I have to guess that it's been discovered that government workers are inadvertently using the VPN services that they use to hide their pr0n browsing - or guard against being inundated with advertising for products they've already bought - to access work/government websites.
"Trusting a third party who un-encrypts and re-encrypts for anything that you need/want to be secure is not." THE ISP IN MANY PLACES IN THE US DOES THAT BY DEFAULT WITH ~ZERO PROTECTIONS FOR PRIVACY.
Saying that adding a layer of encryption and endpoint abstraction somehow makes you insecure by default compared to the known intrusion of the ISP is just bad logically, you are being stupid for a purpose.
What is it?
Well, you're obviously astro-turfing because you've assumed i'm using a shitty off-the-shelf plastic router in the first place, rather than something a little bit more auditable like a Linux or BSD box.
But wasn't that nothing to do with VPN? Maybe they just want you using american VPN so they can be sure "they" WILL be spying on you!
The motives of the parent are apparent in the final line of the post.
propaganda
Most people, the average user, uses plastic off the shelf routers.
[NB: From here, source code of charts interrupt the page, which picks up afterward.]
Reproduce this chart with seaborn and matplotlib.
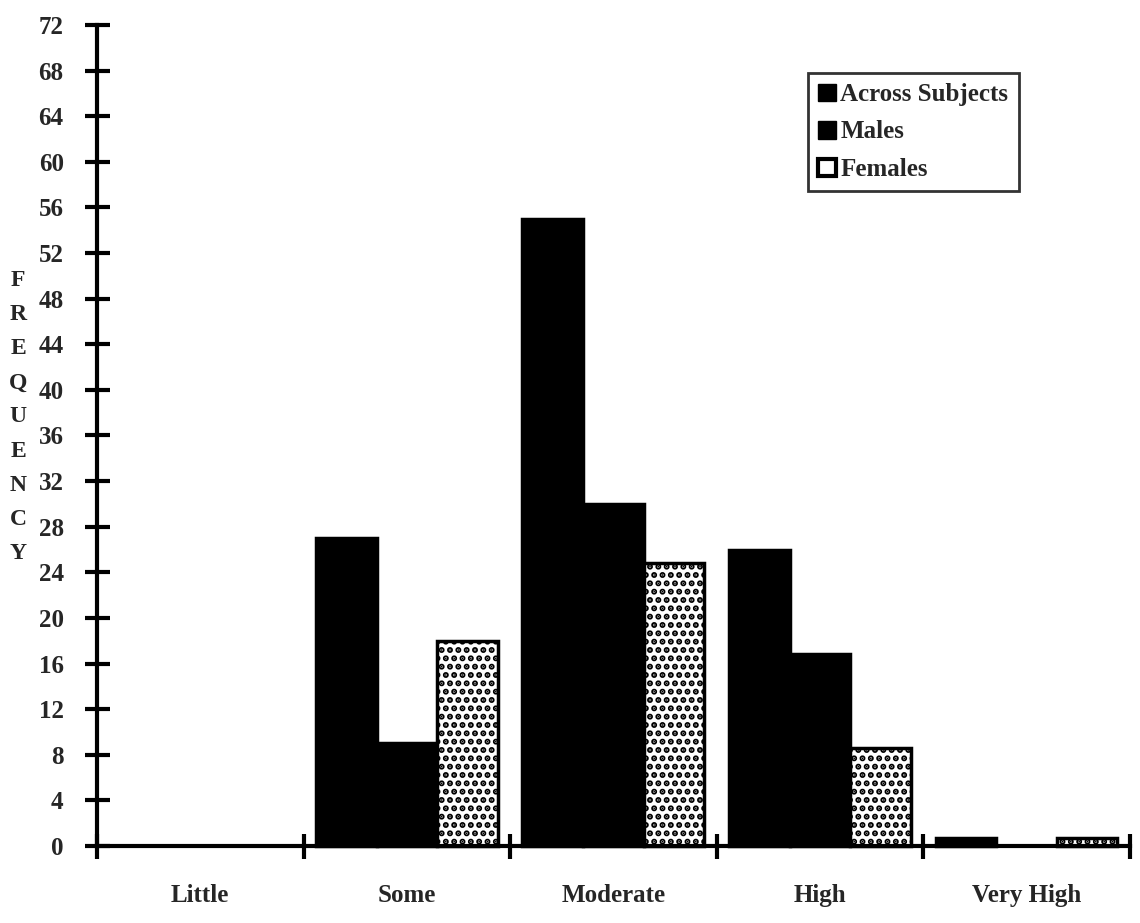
import matplotlib
matplotlib.use("Agg")
import matplotlib.pyplot as plt
from matplotlib.patches import Patch
import seaborn as sns
import pandas as pd
import numpy as np

categories = ["Little", "Some", "Moderate", "High", "Very High"]
series_names = ["Across Subjects", "Males", "Females"]
across = [0, 27, 55, 26, 0.7]
males = [0, 9, 30, 16.8, 0]
females = [0, 18, 24.8, 8.6, 0.7]
y_ticks = list(range(0, 73, 4))

rows = []
for name, vals in zip(series_names, [across, males, females]):
    for c, v in zip(categories, vals):
        rows.append({"Level": c, "Group": name, "Frequency": v})
df = pd.DataFrame(rows)

sns.set_theme(style="white")
plt.rcParams["font.family"] = ["Liberation Serif", "DejaVu Serif"]
plt.rcParams["font.weight"] = "bold"
plt.rcParams["hatch.linewidth"] = 3.0

fig = plt.figure(figsize=(11.4, 9.23), dpi=100)
ax = fig.add_axes([0.0851, 0.0834, 0.9059, 0.8896])

sns.barplot(data=df, x="Level", y="Frequency", hue="Group", order=categories,
            hue_order=series_names, palette=["black", "black", "white"],
            width=0.88, saturation=1, edgecolor="black", linewidth=2.5,
            ax=ax, legend=False)

n = len(categories)
for i, p in enumerate(ax.patches):
    if 2 * n <= i < 3 * n:
        p.set_hatch("..")
        p.set_facecolor("white")
    if p.get_height() == 0:
        p.set_linewidth(0)

ax.set_xlim(-0.5, n - 0.5)
ax.set_ylim(0, 72)
ax.set_yticks(y_ticks)
ax.set_yticklabels([str(t) for t in y_ticks], fontsize=18, fontweight="bold")
ax.set_xticks(range(n))
ax.set_xticklabels(categories, fontsize=18, fontweight="bold")
ax.set_xticks(np.arange(-0.5, n, 1.0), minor=True)
ax.tick_params(axis="x", which="major", bottom=True, length=0, pad=27)
ax.tick_params(axis="x", which="minor", bottom=True, direction="inout", length=18, width=3, color="black")
ax.tick_params(axis="y", which="major", left=True, direction="inout", length=18, width=3, color="black", pad=15)
ax.set_xlabel("")
ax.set_ylabel("")
for s in ["top", "right"]:
    ax.spines[s].set_visible(False)
for s in ["left", "bottom"]:
    ax.spines[s].set_linewidth(3)
    ax.spines[s].set_color("black")
for p in ax.patches:
    p.set_clip_on(False)

fig.text(18 / 1140, 1 - 417 / 923, "\n".join("FREQUENCY"), ha="center", va="center",
         fontsize=17, fontweight="bold", linespacing=1.82)

handles = [Patch(facecolor="black", edgecolor="black", lw=1),
           Patch(facecolor="black", edgecolor="black", lw=1),
           Patch(facecolor="white", edgecolor="black", lw=3)]
leg = ax.legend(handles, series_names, loc="upper left",
                bbox_to_anchor=(808 / 1140, 1 - 73 / 923), bbox_transform=fig.transFigure,
                prop={"family": "Liberation Serif", "weight": "bold", "size": 18},
                frameon=True, fancybox=False, edgecolor="black", handlelength=0.7,
                handleheight=0.7, handletextpad=0.2, borderpad=0.4, labelspacing=0.58,
                borderaxespad=0)
leg.get_frame().set_linewidth(2)

fig.savefig("out.png", dpi=100, facecolor="white")
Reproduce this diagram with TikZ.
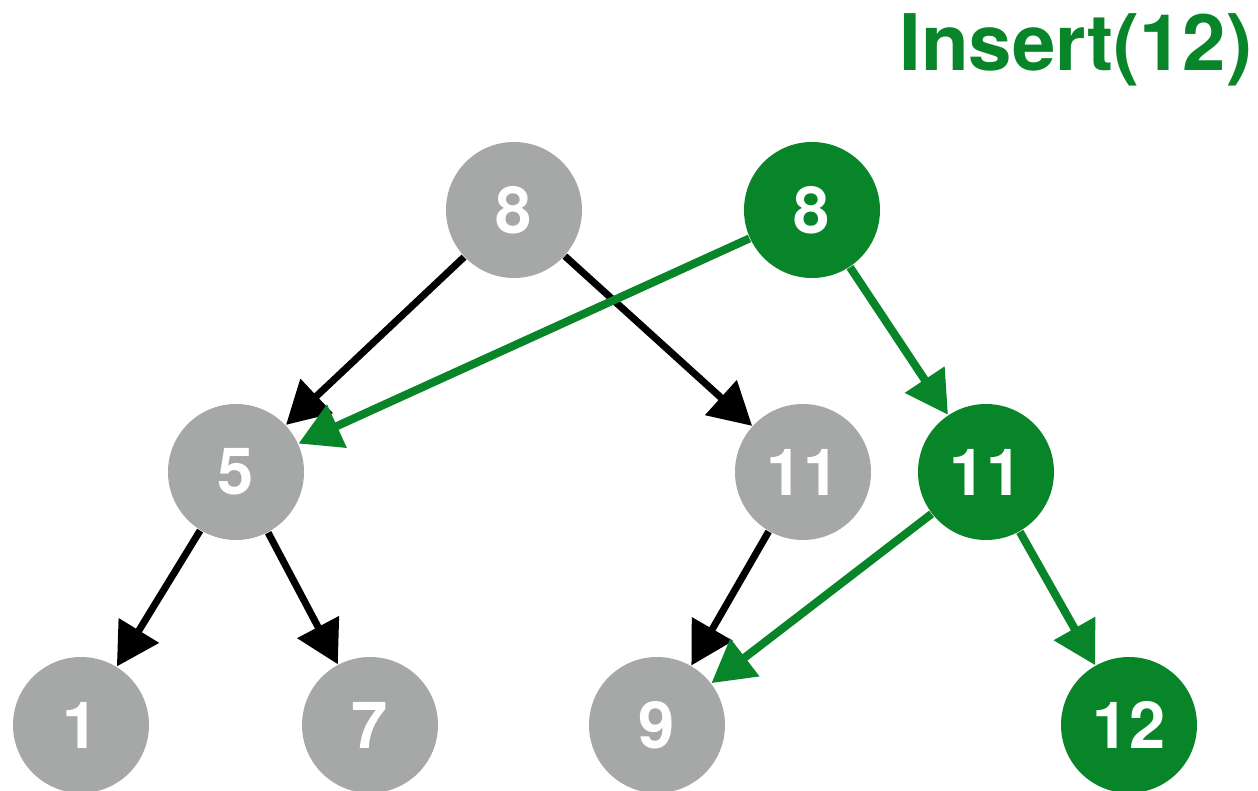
\documentclass[tikz,border=0pt]{standalone}
\usepackage{fontspec}
\setmainfont{TeX Gyre Heros}
\usetikzlibrary{arrows.meta}
\definecolor{treegray}{HTML}{A5A8A6}
\definecolor{treegreen}{HTML}{088528}
\begin{document}
\begin{tikzpicture}[
  old/.style={circle, fill=treegray, text=white, minimum size=1.36cm, inner sep=0pt, font=\fontsize{18.5}{20}\selectfont\bfseries},
  new/.style={old, fill=treegreen},
  >={Triangle[length=12pt,width=13pt]}]
\useasboundingbox (0,0) rectangle (12.58,-7.91);
\node[old] (8) at (5.14,-2.10) {8};
\node[new] (8b) at (8.12,-2.10) {8};
\node[old] (5) at (2.36,-4.72) {5};
\node[old] (11) at (8.03,-4.72) {11};
\node[new] (11b) at (9.86,-4.72) {11};
\node[old] (1) at (0.81,-7.25) {1};
\node[old] (7) at (3.70,-7.25) {7};
\node[old] (9) at (6.57,-7.25) {9};
\node[new] (12) at (11.29,-7.25) {12};
\node[anchor=base east, inner sep=0pt, text=treegreen, font=\fontsize{22.2}{24}\selectfont\bfseries] (title) at (12.53,-0.70) {Insert(12)};

\path[draw,line width=2pt,->] (8) -- (5);
\path[draw,line width=2pt,->] (8) -- (11);
\path[draw,line width=2pt,->] (5) -- (1);
\path[draw,line width=2pt,->] (5) -- (7);
\path[draw,line width=2pt,->] (11) -- (9);
\path[draw,line width=2.3pt,->,treegreen] (8b) -- (5);
\path[draw,line width=2.3pt,->,treegreen] (8b) -- (11b);
\path[draw,line width=2.3pt,->,treegreen] (11b) -- (9);
\path[draw,line width=2.3pt,->,treegreen] (11b) -- (12);
\end{tikzpicture}
\end{document}
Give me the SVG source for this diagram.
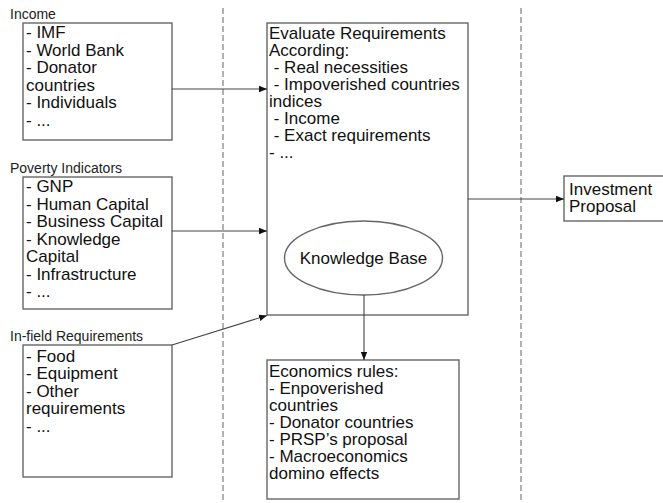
<svg xmlns="http://www.w3.org/2000/svg" width="663" height="503" viewBox="0 0 663 503">
  <defs>
    <marker id="arrow" viewBox="0 0 10 10" refX="10" refY="5" markerWidth="8" markerHeight="8" markerUnits="userSpaceOnUse" orient="auto">
      <path d="M0,1 L10,5 L0,9 z" fill="#111"/>
    </marker>
    <style>
      .box { fill: #fff; stroke: #666; stroke-width: 1.4; }
      .sep { stroke: #888; stroke-width: 1.3; stroke-dasharray: 6 3; fill: none; }
      .conn { stroke: #444; stroke-width: 1.1; fill: none; marker-end: url(#arrow); }
      text { font-family: "Liberation Sans", Arial, sans-serif; fill: #111; }
      .t { font-size: 17px; }
      .lbl { font-size: 14px; fill: #222; }
    </style>
  </defs>

  <rect width="663" height="503" fill="#fff"/>

  <!-- column separators -->
  <g id="separators">
    <line class="sep" x1="223" y1="8" x2="223" y2="503"/>
    <line class="sep" x1="521" y1="8" x2="521" y2="503"/>
  </g>

  <g id="income">
    <text class="lbl" x="10" y="19">Income</text>
    <rect class="box" x="23" y="23" width="149" height="117"/>
    <text class="t" x="26" y="38">- IMF</text>
    <text class="t" x="26" y="55.5">- World Bank</text>
    <text class="t" x="26" y="73">- Donator</text>
    <text class="t" x="26" y="90.5">countries</text>
    <text class="t" x="26" y="108">- Individuals</text>
    <text class="t" x="26" y="125.5">- ...</text>
  </g>

  <g id="poverty-indicators">
    <text class="lbl" x="10" y="173">Poverty Indicators</text>
    <rect class="box" x="23" y="177" width="149" height="132"/>
    <text class="t" x="26" y="192">- GNP</text>
    <text class="t" x="26" y="209.5">- Human Capital</text>
    <text class="t" x="26" y="227">- Business Capital</text>
    <text class="t" x="26" y="244.5">- Knowledge</text>
    <text class="t" x="26" y="262">Capital</text>
    <text class="t" x="26" y="279.5">- Infrastructure</text>
    <text class="t" x="26" y="297">- ...</text>
  </g>

  <g id="infield-requirements">
    <text class="lbl" x="10" y="341">In-field Requirements</text>
    <rect class="box" x="23" y="345" width="149" height="132"/>
    <text class="t" x="26" y="361.5">- Food</text>
    <text class="t" x="26" y="379">- Equipment</text>
    <text class="t" x="26" y="396.5">- Other</text>
    <text class="t" x="26" y="414">requirements</text>
    <text class="t" x="26" y="431.5">- ...</text>
  </g>

  <g id="evaluate-requirements">
    <rect class="box" x="267" y="23" width="201" height="292"/>
    <text class="t" x="269" y="39">Evaluate Requirements</text>
    <text class="t" x="269" y="56">According:</text>
    <text class="t" x="269" y="73" xml:space="preserve"> - Real necessities</text>
    <text class="t" x="269" y="90" xml:space="preserve"> - Impoverished countries</text>
    <text class="t" x="269" y="107">indices</text>
    <text class="t" x="269" y="124" xml:space="preserve"> - Income</text>
    <text class="t" x="269" y="141" xml:space="preserve"> - Exact requirements</text>
    <text class="t" x="269" y="158">- ...</text>
  </g>

  <g id="knowledge-base">
    <ellipse class="box" cx="363.5" cy="258" rx="79" ry="37"/>
    <text class="t" x="363.5" y="264" text-anchor="middle">Knowledge Base</text>
  </g>

  <g id="economics-rules">
    <rect class="box" x="267" y="360" width="192" height="139"/>
    <text class="t" x="269" y="377">Economics rules:</text>
    <text class="t" x="269" y="394">- Enpoverished</text>
    <text class="t" x="269" y="411">countries</text>
    <text class="t" x="269" y="428">- Donator countries</text>
    <text class="t" x="269" y="445">- PRSP’s proposal</text>
    <text class="t" x="269" y="462">- Macroeconomics</text>
    <text class="t" x="269" y="479">domino effects</text>
  </g>

  <g id="investment-proposal">
    <rect class="box" x="564" y="176" width="110" height="45"/>
    <text class="t" x="569" y="195">Investment</text>
    <text class="t" x="569" y="212">Proposal</text>
  </g>

  <!-- connectors -->
  <g id="connectors">
    <line class="conn" x1="172" y1="89" x2="267" y2="89"/>
    <line class="conn" x1="172" y1="231" x2="267" y2="231"/>
    <line class="conn" x1="172" y1="345" x2="267" y2="315.5"/>
    <line class="conn" x1="468" y1="199" x2="564" y2="199"/>
    <line class="conn" x1="364" y1="295" x2="364" y2="360"/>
  </g>
</svg>
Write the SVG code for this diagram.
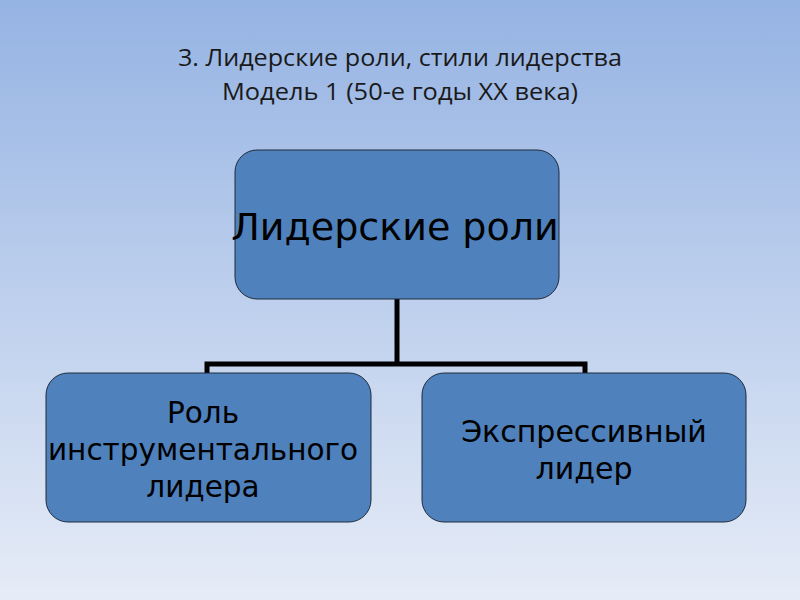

You want to specify a subset that is power users or Linux admins, that's in addition to the use-case I was talking about and which could benefit from a VPN service.
Astroturfing means something else entirely, you're being stupid again. Post your configuration if you want it to be accurately summarized, you didn't specify that before and I'm not actually psychic despite frequent coincidences.
Absolutely BSD/pfsense/xyz is better than Dlink FUK4213, but where you have to maintain your BSD competently THAT COSTS EXPERTISE = MONEY, or you're not actually secure. With the service, you're 99% there without kernel edits.
By any actual criteria there is a comparable advantage in convenience that is also as-functional or better than your "auditable" as-yet unspecified system that you would need expertise to build correctly.
The point is basic. Look up what astroturfing means so you can be less confused when you reply.
if the troll's title didn't tip you off, he's a sack of human waste and not worth your time.
Tell that to Turing...
Who the fuck would trust "domestic" ones? And yes it does run Linux.